Things that worked really well

  • Really userfriendly and intuitive for students to use.
  • Students did not require much briefing on how to use the app so they quickly went off and enjoyed the site.
  • The in-built, or ‘native’, tasks are simple and easy to set up.
  • There is an option to embed a Google Form which looks very smart, and then you can ask more complex questions, and gather results through Google Drive, however it does rely on having a (data or WiFi) Internet connection while you’re out and about.
  • GPS built into the device still allows Google maps to work, even though there is no Internet  connection.
  • The “zones” can be placed either by entering longitude and latitude coordinates (taken from Google maps), or by using your finger to drop a pin on the map where the zone is.
  • In cases where the walk has WiFi/Data connection, the author can be viewing the walkers completing the walk as they go round, thus seeing if there were any issues with the app, or certain locations.
  • The student-generated results from the walk exported into Google Drive as a Google Sheet  and can be downloaded as an Excel spreadsheet.
  • As a back-up, I was able to book out some (Android) Nexus Tablets from the Project Room in Q Block and preload the walks on there with generic Gmail accounts, so any students without the app could still test out the walk. This was great as a backup, but it did take a bit of time to set up, so only worth doing if it’s your first time running the walks and you need a back-up!

“Overall, I would totally recommend field trip/module leaders considering using this app to engage the students, and enable more student-led discovery of a site, or a topic.”

Things that don’t work so well

(and should either be improved for a new version of the app, or considered when designing a walk)

  • Doesn’t yet work on iPhone or Windows phones.

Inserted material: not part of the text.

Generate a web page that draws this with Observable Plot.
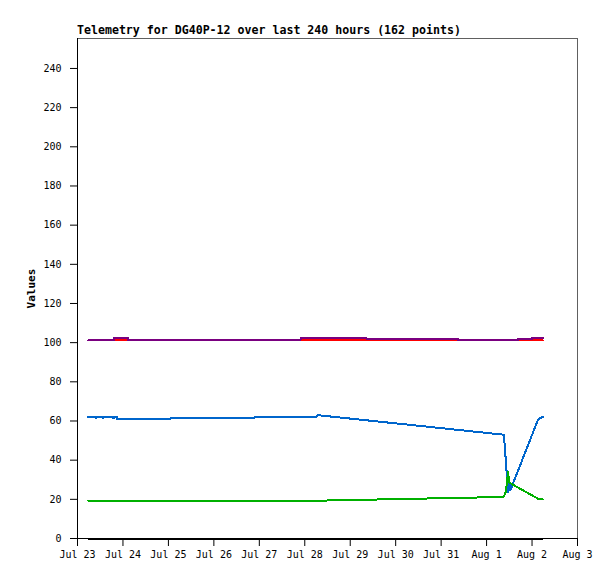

That’s ok if you’re expecting walkers to complete it as a group, but if it’s individual then it would be very limiting.
  • The app can  ONLY be accessed via an Android device, which means that when you’re creating a walk, you have to copy and paste your text from a word doc to the app, and doing this on a small tablet can be a bit frustrating. Being able to create walk via a web browser on a PC would make it far easier to create walks.
  • The zone locations need to be quite broad as different devices, even being held by the same person, will record slightly different GPS locations, so the zones work best with about 15m diameter. Therefore, works well if bringing the student to an approximate location (i.e. within 15 metres), but not if you need them to find a very specific sign/object. This would need a bit more prompting from the information within the zone.
  • Quality of the survey/test results are basic. This is fine for evaluating student engagement, but I don’t think it would be suitable for any level of marked assessment.
  • The in-built, or ‘native’, tasks are somewhat limited. The free text and multiple choice questions are surveys rather than quizzes/tests, so there is no automated feedback to the user.
Please note: In The Zone is currently available on Android devices only. A version for iOS is planned for 2018.